Problem requirements: Below is some material; set it all down exactly, apart from the pictures.

Data block:

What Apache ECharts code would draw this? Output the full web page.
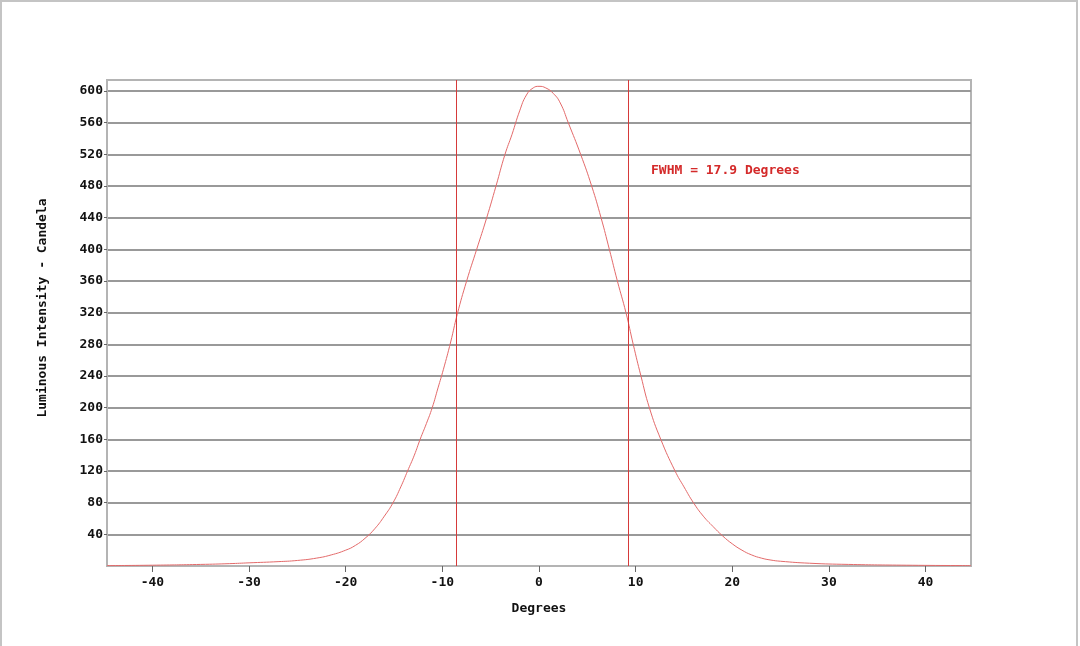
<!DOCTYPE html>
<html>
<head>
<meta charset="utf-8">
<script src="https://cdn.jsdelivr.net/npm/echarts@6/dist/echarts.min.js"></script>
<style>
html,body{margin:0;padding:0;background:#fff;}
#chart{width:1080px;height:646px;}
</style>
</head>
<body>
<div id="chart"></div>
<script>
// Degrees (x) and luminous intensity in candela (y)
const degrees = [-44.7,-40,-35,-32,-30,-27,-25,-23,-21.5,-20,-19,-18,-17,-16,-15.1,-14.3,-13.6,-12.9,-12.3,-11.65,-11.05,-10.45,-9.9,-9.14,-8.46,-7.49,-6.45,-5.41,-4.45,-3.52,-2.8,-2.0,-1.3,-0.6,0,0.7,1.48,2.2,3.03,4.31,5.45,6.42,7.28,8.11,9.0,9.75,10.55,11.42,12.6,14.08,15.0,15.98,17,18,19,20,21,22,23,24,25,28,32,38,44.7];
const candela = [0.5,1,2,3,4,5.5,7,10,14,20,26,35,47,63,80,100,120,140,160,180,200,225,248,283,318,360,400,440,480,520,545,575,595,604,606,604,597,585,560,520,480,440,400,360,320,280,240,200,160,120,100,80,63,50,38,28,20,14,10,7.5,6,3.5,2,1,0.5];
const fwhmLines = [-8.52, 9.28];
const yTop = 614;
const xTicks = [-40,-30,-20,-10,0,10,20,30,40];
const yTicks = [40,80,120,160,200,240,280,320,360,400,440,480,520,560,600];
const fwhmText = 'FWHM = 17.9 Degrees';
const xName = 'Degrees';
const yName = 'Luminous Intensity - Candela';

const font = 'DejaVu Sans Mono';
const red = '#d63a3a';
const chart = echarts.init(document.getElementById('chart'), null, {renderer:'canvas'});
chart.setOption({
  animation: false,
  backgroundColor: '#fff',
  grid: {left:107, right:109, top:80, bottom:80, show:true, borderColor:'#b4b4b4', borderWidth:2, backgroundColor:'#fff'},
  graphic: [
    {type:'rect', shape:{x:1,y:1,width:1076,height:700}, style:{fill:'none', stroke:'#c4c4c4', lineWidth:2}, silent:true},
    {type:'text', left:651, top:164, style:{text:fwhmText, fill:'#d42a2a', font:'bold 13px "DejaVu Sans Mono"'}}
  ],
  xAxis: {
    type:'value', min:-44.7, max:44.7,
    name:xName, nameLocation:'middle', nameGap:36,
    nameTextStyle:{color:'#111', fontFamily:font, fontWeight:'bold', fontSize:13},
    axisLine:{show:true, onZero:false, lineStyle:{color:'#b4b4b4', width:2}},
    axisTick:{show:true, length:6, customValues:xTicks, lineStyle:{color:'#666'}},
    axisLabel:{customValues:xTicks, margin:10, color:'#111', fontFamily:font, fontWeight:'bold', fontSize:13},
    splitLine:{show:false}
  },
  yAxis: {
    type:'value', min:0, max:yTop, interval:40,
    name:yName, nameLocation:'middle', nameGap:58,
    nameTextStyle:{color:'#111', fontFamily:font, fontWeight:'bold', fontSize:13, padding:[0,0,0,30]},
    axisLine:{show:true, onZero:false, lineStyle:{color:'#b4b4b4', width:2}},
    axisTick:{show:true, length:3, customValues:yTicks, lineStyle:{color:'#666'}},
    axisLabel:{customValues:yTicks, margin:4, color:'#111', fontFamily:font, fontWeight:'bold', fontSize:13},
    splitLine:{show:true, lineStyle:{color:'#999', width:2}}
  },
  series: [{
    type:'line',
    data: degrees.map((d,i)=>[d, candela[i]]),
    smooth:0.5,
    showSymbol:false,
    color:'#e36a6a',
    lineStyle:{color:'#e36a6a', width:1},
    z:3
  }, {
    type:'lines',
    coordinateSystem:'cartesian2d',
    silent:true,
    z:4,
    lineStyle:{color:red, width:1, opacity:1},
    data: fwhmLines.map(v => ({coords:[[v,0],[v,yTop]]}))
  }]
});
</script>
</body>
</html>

Complete output:
What Apache ECharts code would draw this? Output the full web page.
<!DOCTYPE html>
<html>
<head>
<meta charset="utf-8">
<script src="https://cdn.jsdelivr.net/npm/echarts@6/dist/echarts.min.js"></script>
<style>
html,body{margin:0;padding:0;background:#fff;}
#chart{width:1080px;height:646px;}
</style>
</head>
<body>
<div id="chart"></div>
<script>
// Degrees (x) and luminous intensity in candela (y)
const degrees = [-44.7,-40,-35,-32,-30,-27,-25,-23,-21.5,-20,-19,-18,-17,-16,-15.1,-14.3,-13.6,-12.9,-12.3,-11.65,-11.05,-10.45,-9.9,-9.14,-8.46,-7.49,-6.45,-5.41,-4.45,-3.52,-2.8,-2.0,-1.3,-0.6,0,0.7,1.48,2.2,3.03,4.31,5.45,6.42,7.28,8.11,9.0,9.75,10.55,11.42,12.6,14.08,15.0,15.98,17,18,19,20,21,22,23,24,25,28,32,38,44.7];
const candela = [0.5,1,2,3,4,5.5,7,10,14,20,26,35,47,63,80,100,120,140,160,180,200,225,248,283,318,360,400,440,480,520,545,575,595,604,606,604,597,585,560,520,480,440,400,360,320,280,240,200,160,120,100,80,63,50,38,28,20,14,10,7.5,6,3.5,2,1,0.5];
const fwhmLines = [-8.52, 9.28];
const yTop = 614;
const xTicks = [-40,-30,-20,-10,0,10,20,30,40];
const yTicks = [40,80,120,160,200,240,280,320,360,400,440,480,520,560,600];
const fwhmText = 'FWHM = 17.9 Degrees';
const xName = 'Degrees';
const yName = 'Luminous Intensity - Candela';

const font = 'DejaVu Sans Mono';
const red = '#d63a3a';
const chart = echarts.init(document.getElementById('chart'), null, {renderer:'canvas'});
chart.setOption({
  animation: false,
  backgroundColor: '#fff',
  grid: {left:107, right:109, top:80, bottom:80, show:true, borderColor:'#b4b4b4', borderWidth:2, backgroundColor:'#fff'},
  graphic: [
    {type:'rect', shape:{x:1,y:1,width:1076,height:700}, style:{fill:'none', stroke:'#c4c4c4', lineWidth:2}, silent:true},
    {type:'text', left:651, top:164, style:{text:fwhmText, fill:'#d42a2a', font:'bold 13px "DejaVu Sans Mono"'}}
  ],
  xAxis: {
    type:'value', min:-44.7, max:44.7,
    name:xName, nameLocation:'middle', nameGap:36,
    nameTextStyle:{color:'#111', fontFamily:font, fontWeight:'bold', fontSize:13},
    axisLine:{show:true, onZero:false, lineStyle:{color:'#b4b4b4', width:2}},
    axisTick:{show:true, length:6, customValues:xTicks, lineStyle:{color:'#666'}},
    axisLabel:{customValues:xTicks, margin:10, color:'#111', fontFamily:font, fontWeight:'bold', fontSize:13},
    splitLine:{show:false}
  },
  yAxis: {
    type:'value', min:0, max:yTop, interval:40,
    name:yName, nameLocation:'middle', nameGap:58,
    nameTextStyle:{color:'#111', fontFamily:font, fontWeight:'bold', fontSize:13, padding:[0,0,0,30]},
    axisLine:{show:true, onZero:false, lineStyle:{color:'#b4b4b4', width:2}},
    axisTick:{show:true, length:3, customValues:yTicks, lineStyle:{color:'#666'}},
    axisLabel:{customValues:yTicks, margin:4, color:'#111', fontFamily:font, fontWeight:'bold', fontSize:13},
    splitLine:{show:true, lineStyle:{color:'#999', width:2}}
  },
  series: [{
    type:'line',
    data: degrees.map((d,i)=>[d, candela[i]]),
    smooth:0.5,
    showSymbol:false,
    color:'#e36a6a',
    lineStyle:{color:'#e36a6a', width:1},
    z:3
  }, {
    type:'lines',
    coordinateSystem:'cartesian2d',
    silent:true,
    z:4,
    lineStyle:{color:red, width:1, opacity:1},
    data: fwhmLines.map(v => ({coords:[[v,0],[v,yTop]]}))
  }]
});
</script>
</body>
</html>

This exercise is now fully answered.